The Indiana Supreme Court has found that the Indiana Tax Court erred in requiring the state revenue department to produce more evidence of a proposed assessment of additional tax liability for a corporation. The justices reversed and remanded Indiana Department of State Revenue v. Rent-A-Center East, Inc., No. 49S10-1112-TA-683.
The Tax Court in May denied the revenue department’s motion for summary judgment and granted one in favor of Rent-A-Center East. The department failed to designate any facts to show it complied with Indiana Code 6-3-2-2(p), so it had not made a prima facie case that it is entitled to judgment as a matter of law regarding whether the department should consider alternatives to assessing tax based on a combined return.
But the justices determined the Tax Court incorrectly applied the combined scheme of state statute and trial rule requirements to the case.
Judge Martha Wentworth construed the tax statutes to require the revenue department to make its Trial Rule 56(C) prima facie showing by designating facts material to RAC East’s separate return from 2003 on income sources and the use of combined income tax return being reasonable and equitable. Then, the court denied the department’s motion after finding it didn’t comply with Indiana Code 6-3-2-2(p).
“We conclude that Section 6-3-2-2(p) and Trial Rule 56 must function together in a different way,” Chief Justice Randall Shepard wrote.
The justices found that the department may make a proposed assessment only if it reasonably believes that a person has not reported the proper amount of tax due, and it makes its assessment on the basis of the best information available. The General Assembly has provided that the notice of proposed assessment is prima facie evidence that the department’s claim for the unpaid tax is valid, Shepard wrote, so the burden of proving that the proposed assessment is wrong rests with the person against whom the proposed assessment is made.

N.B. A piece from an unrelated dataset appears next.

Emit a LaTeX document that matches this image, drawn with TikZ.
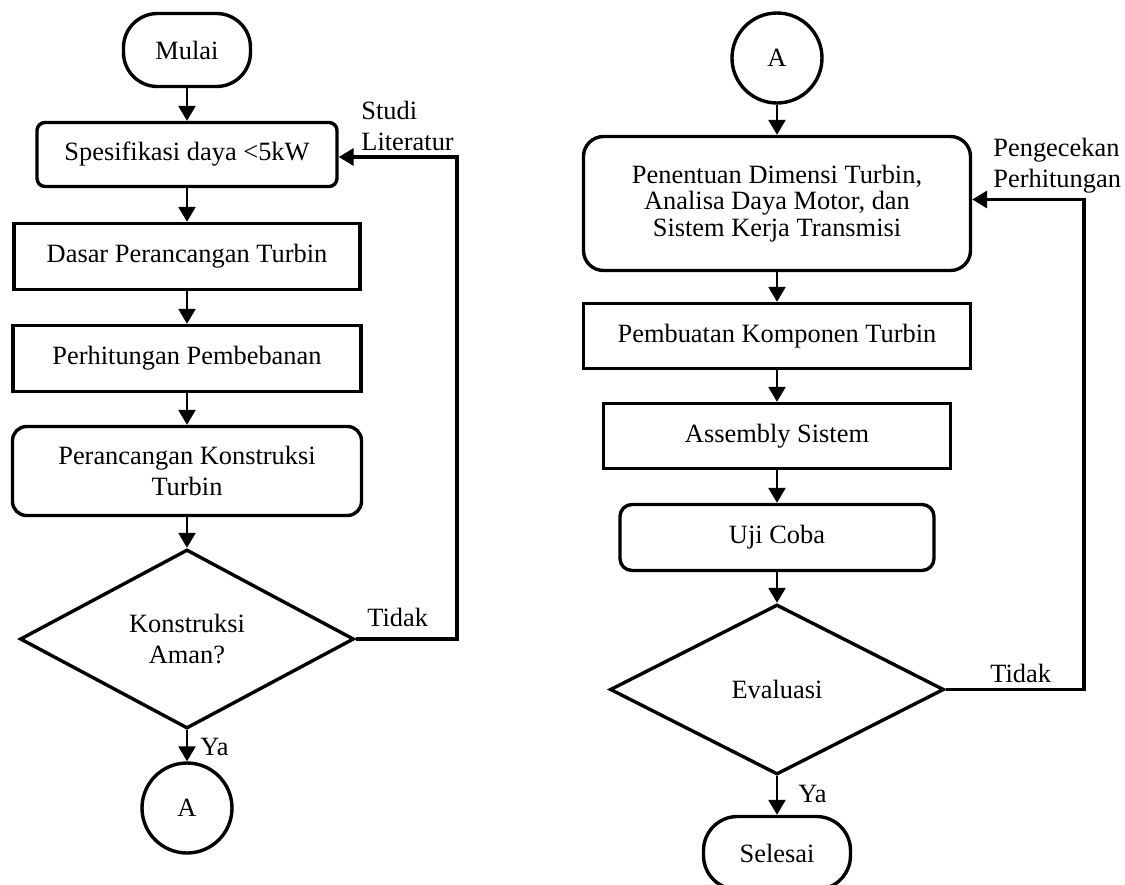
\documentclass[tikz,border=0pt]{standalone}
\usepackage{fontspec}
\setmainfont{Liberation Serif}
\usetikzlibrary{shapes.geometric,arrows.meta}

\begin{document}
\begin{tikzpicture}[
  x = 0.5pt, y = -0.5pt,
  every node/.style = {font = \fontsize{13.2}{15.5}\selectfont, align = center, inner sep = 0pt},
  proses/.style = {draw, line width = 1.7pt, rectangle},
  bulat/.style = {proses, rounded corners = 5pt},
  terminal/.style = {proses, rounded corners = 17pt, minimum width = 63.5pt, minimum height = 36.5pt},
  keputusan/.style = {draw, line width = 1.7pt, diamond, minimum width = 167pt, minimum height = 89.5pt},
  konektor/.style = {draw, line width = 1.7pt, circle, minimum size = 45pt},
  panah/.style = {line width = 1.3pt, -{Triangle[width = 8.5pt, length = 7.5pt]}},
  balik/.style = {line width = 1.7pt, -{Triangle[width = 8.5pt, length = 7.5pt]}},
  ]
  \useasboundingbox (0,0) rectangle (1125,884);

  \node[terminal] (mulai) at (187,50) {Mulai};
  \node[bulat, rounded corners = 4pt, minimum width = 150pt, minimum height = 32pt] (spek) at (187,154.5) {Spesifikasi daya <5kW};
  \node[proses, minimum width = 173pt, minimum height = 33pt] (dasar) at (187,256.5) {Dasar Perancangan Turbin};
  \node[proses, minimum width = 174pt, minimum height = 33pt] (hitung) at (187,358.5) {Perhitungan Pembebanan};
  \node[bulat, rounded corners = 7pt, minimum width = 174.5pt, minimum height = 44.5pt] (rancang) at (187,471) {Perancangan Konstruksi\\Turbin};
  \node[keputusan] (aman) at (187,639) {Konstruksi\\Aman?};
  \node[konektor] (ka) at (187,808) {A};

  \node[konektor] (kb) at (777,58) {A};
  \node[bulat, rounded corners = 10pt, minimum width = 193.5pt, minimum height = 67pt,
        font = \fontsize{13.2}{13.3}\selectfont] (tentu) at (777,203.5) {Penentuan Dimensi Turbin,\\Analisa Daya Motor, dan\\Sistem Kerja Transmisi};
  \node[proses, minimum width = 193.5pt, minimum height = 32.5pt] (buat) at (777,336) {Pembuatan Komponen Turbin};
  \node[proses, minimum width = 173.5pt, minimum height = 32.5pt] (rakit) at (777,436) {Assembly Sistem};
  \node[bulat, rounded corners = 6pt, minimum width = 157pt, minimum height = 33pt] (uji) at (777,537.5) {Uji Coba};
  \node[keputusan, minimum height = 85pt] (eval) at (777,689.5) {Evaluasi};
  \node[terminal, minimum width = 73.5pt] (selesai) at (777,853) {Selesai};

  \node[anchor = west, align = left] (studi) at (361,126) {Studi\\Literatur};
  \node[anchor = base west] (tidak1) at (367,626) {Tidak};
  \node[anchor = base west] (ya1) at (200,755) {Ya};
  \node[anchor = west, align = left] (cek) at (993,166) {Pengecekan\\Perhitungan};
  \node[anchor = base west] (tidak2) at (990,682) {Tidak};
  \node[anchor = base west] (ya2) at (798,802) {Ya};

  \foreach \a/\b in {mulai/spek, spek/dasar, dasar/hitung, hitung/rancang, rancang/aman, aman/ka,
                     kb/tentu, tentu/buat, buat/rakit, rakit/uji, uji/eval, eval/selesai}
    \draw[panah] (\a) -- (\b);

  \coordinate (putarkiri) at (457,639);
  \draw[balik] (aman.east) -- (putarkiri) |- ([yshift = -1.25pt]spek.east);
  \coordinate (putarkanan) at (1084,689.5);
  \draw[balik] (eval.east) -- (putarkanan) |- ([yshift = 2pt]tentu.east);
\end{tikzpicture}
\end{document}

“Nothing in the text of Section 6-3-2-2(p) indicates that the General Assembly intended it to trump the presumption of validity given to the proposed assessment, nor do we think it proper for a taxpayer resisting such an assessment simply to cite subsection (p) as a means of vitiating the Department’s prima facie showing.” Shepard wrote. “Rather, Section 6-3-2-2(p) reflects the Legislature’s codification of a rule of decision with respect to when a combined income tax return may permissibly be required. It serves as the evidentiary bar that must be evaluated at the end of the summary judgment analysis (or trial process), not a threshold over which the Department must pass at the beginning.”
The case is remanded to Wentworth to consider summary judgment motions on their merits in light of all the designated evidence the parties may tender.